Но вот, оказалось, что тут — и враг иной, на того, не до конца «демонтированного», непохожий, и пришло затем постепенно ощущение (гипертрофированное с непривычки) маленькой, но титульной нации с ее несомненными правами и суровыми обязанностями. И следом — утрясся в головах репатриантов не сразу, со временем, политический расклад, ужасно похожий на нынешний общероссийский, по крайней мере, каким он отсюда видится. И они, мои дважды соотечественники, готовы оставить в плену нашего солдата ради общей безопасности и ради общего дела. Они, эти старые (и не очень) жестокие носы ни за что не признают, что свобода солдата, как и спасение той радистки, — возможно, и есть одно из главных наших общих дел. Те понятия, из тех книг, налипли на их мысли, на их души, на клавиши их «компов» и потянули их вниз, ниже того уровня, чем тот, с которого докричались до нас еврейские авторы, на которых намекаю здесь, не раскрывая их имен, чтобы не снизить тем самым обобщающий характер своих рассуждений.

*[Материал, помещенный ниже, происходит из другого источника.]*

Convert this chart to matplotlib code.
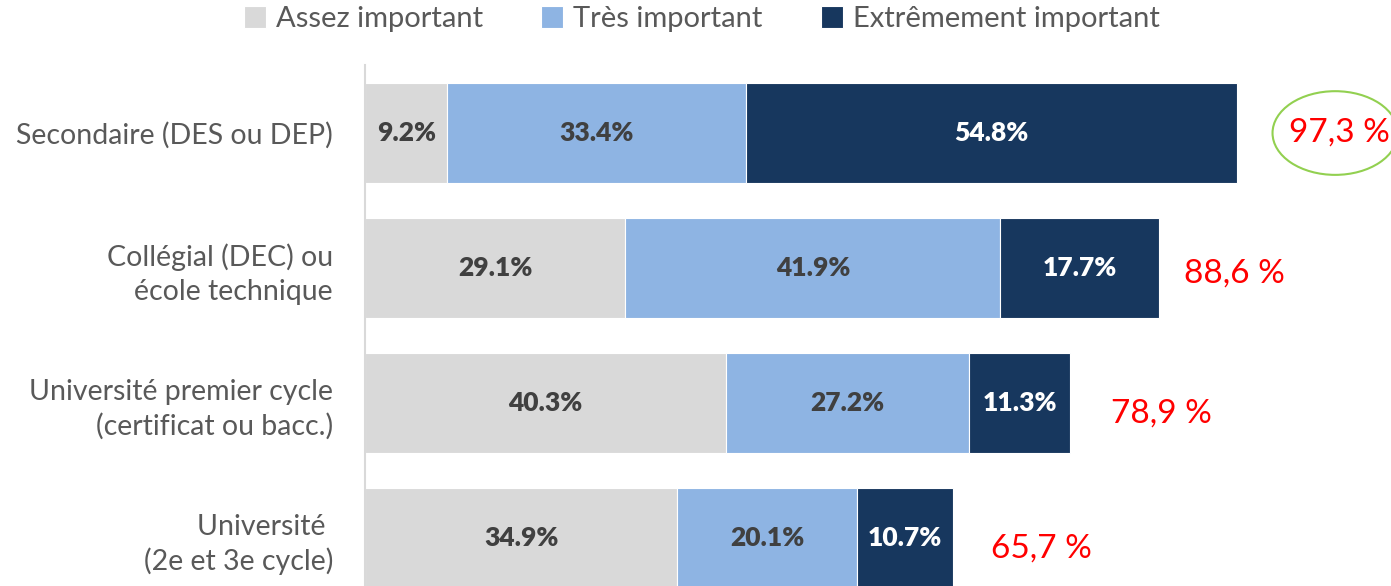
import matplotlib
matplotlib.use("Agg")
import matplotlib.pyplot as plt
from matplotlib.patches import Ellipse
import numpy as np

plt.rcParams['font.family'] = ['Lato', 'DejaVu Sans']

categories = [
    "Secondaire (DES ou DEP)",
    "Collégial (DEC) ou\nécole technique",
    "Université premier cycle\n(certificat ou bacc.)",
    "Université \n(2e et 3e cycle)",
]
assez = [9.2, 29.1, 40.3, 34.9]
tres = [33.4, 41.9, 27.2, 20.1]
extreme = [54.8, 17.7, 11.3, 10.7]
totals = ["97,3 %", "88,6 %", "78,9 %", "65,7 %"]

series_names = ["Assez important", "Très important", "Extrêmement important"]
colors = ["#D9D9D9", "#8EB4E3", "#17375E"]
text_colors = ["#404040", "#404040", "white"]

fig = plt.figure(figsize=(13.91, 5.86), dpi=100)
ax = fig.add_axes([365 / 1391, 0, 1 - 365 / 1391, (586 - 65) / 586])

y = np.arange(len(categories))
left = np.zeros(len(categories))
for vals, name, col, tc in zip([assez, tres, extreme], series_names, colors, text_colors):
    vals = np.array(vals)
    ax.barh(y, vals, left=left, height=0.74, color=col, edgecolor="white",
            linewidth=0.8, label=name)
    for yi, l, v in zip(y, left, vals):
        ax.text(l + v / 2, yi, f"{v:.1f}%", ha="center", va="center",
                fontsize=19, fontweight="heavy", color=tc)
    left = left + vals

# totals are placed by hand in the original, so the gaps vary a bit
x_off = [5.8, 2.8, 4.5, 4.2]
y_off = [0.0, 0.04, 0.075, 0.08]
for yi, tot, lab, dx, dy in zip(y, left, totals, x_off, y_off):
    ax.text(tot + dx, yi + dy, lab, ha="left", va="center", fontsize=24,
            color="#FF0000")

ax.add_patch(Ellipse((left[0] + 11.0, 0), 14.0, 0.62, fill=False,
                     edgecolor="#92D050", linewidth=1.5, clip_on=False))

ax.set_xlim(0, 1026 / 8.95)
ax.set_ylim(3.356, -0.504)
ax.set_yticks(y)
ax.set_yticklabels(categories, fontsize=20.5, color="#595959", ha="right",
                   linespacing=1.35)
ax.tick_params(axis="y", length=0, pad=23)
ax.set_xticks([])
for s in ["top", "right", "bottom"]:
    ax.spines[s].set_visible(False)
ax.spines["left"].set_color("#D9D9D9")
ax.spines["left"].set_linewidth(1.5)

handles, labels = ax.get_legend_handles_labels()
fig.legend(handles, labels, loc="center", bbox_to_anchor=(702 / 1391, 1 - 19 / 586),
           ncol=3, frameon=False, fontsize=21, labelcolor="#595959",
           handlelength=0.75, handleheight=0.75, handletextpad=0.35, columnspacing=2.0)

fig.savefig("out.png", dpi=100)
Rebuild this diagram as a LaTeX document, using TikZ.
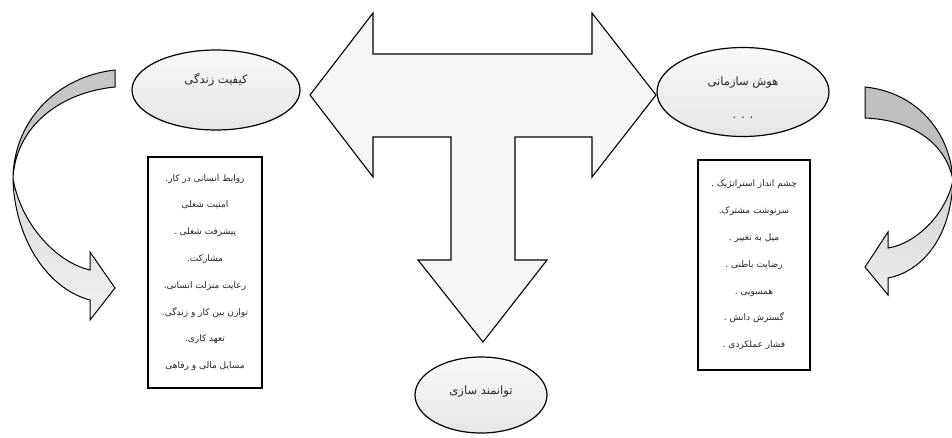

Техника опросов позволяет обогатить старый афоризм: «Поднимите раба с колен — получите хама», — оснастив его статистическими данными. В нашем случае это могло бы выглядеть следующим образом: j% (читать — джей процентов) жителей известной давними авторитарными традициями страны R* (читать — России), условно назовем их J* (кто бы это мог быть?), где они считались к тому же гражданами второго сорта, перебравшись в страну I* (на Ближнем Востоке), где теперь полагают себя солью земли, со временем не только генерируют в себе неприятные черты некоторых (в количестве r%, точными данными, сколько это — ар процентов — не располагаю) граждан страны исхода R* — более того, jj% (намеренное удвоение) бывших фактически двойными рабами превращаются в удвоенных хамов. Особенно потешно выглядит сладострастный энтузиазм, с которым упомянутые jj%, случается, критикуют в резкой и неполиткорректной форме взгляды и жизненные устои означенных r%. Не слишком сложно с процентами? Не инженеры — пропустите данный абзац! Относительно же упомянутой критики jj% в адрес r% мне хотелось поделиться с ними давнишним своим опытом: плевок издалека — неэстетичен и контрпродуктивен, мы с Шарлем убедились в этом еще в раннем детстве, он не ведет к обладанию самопалом. Разве что, можно обратиться, как это сделал когда-то Шарль, к своей маме (кто-то может увидеть в этом намек на заокеанскую страну А*) с целью вернуть марки (оставшиеся внимательные инженеры, не ищите в «марках» аллегории, гарантирую — ее здесь нет, просто отмоталась лишняя нить из клубка дорогих для меня воспоминаний). Я предупрежден Word-ом о сомнительной законности употребленных мною выше слов «неэстетичен и контрпродуктивен» в русском языке, что ж — занесем и их в справочник местных, ближневосточных данного языка расширений.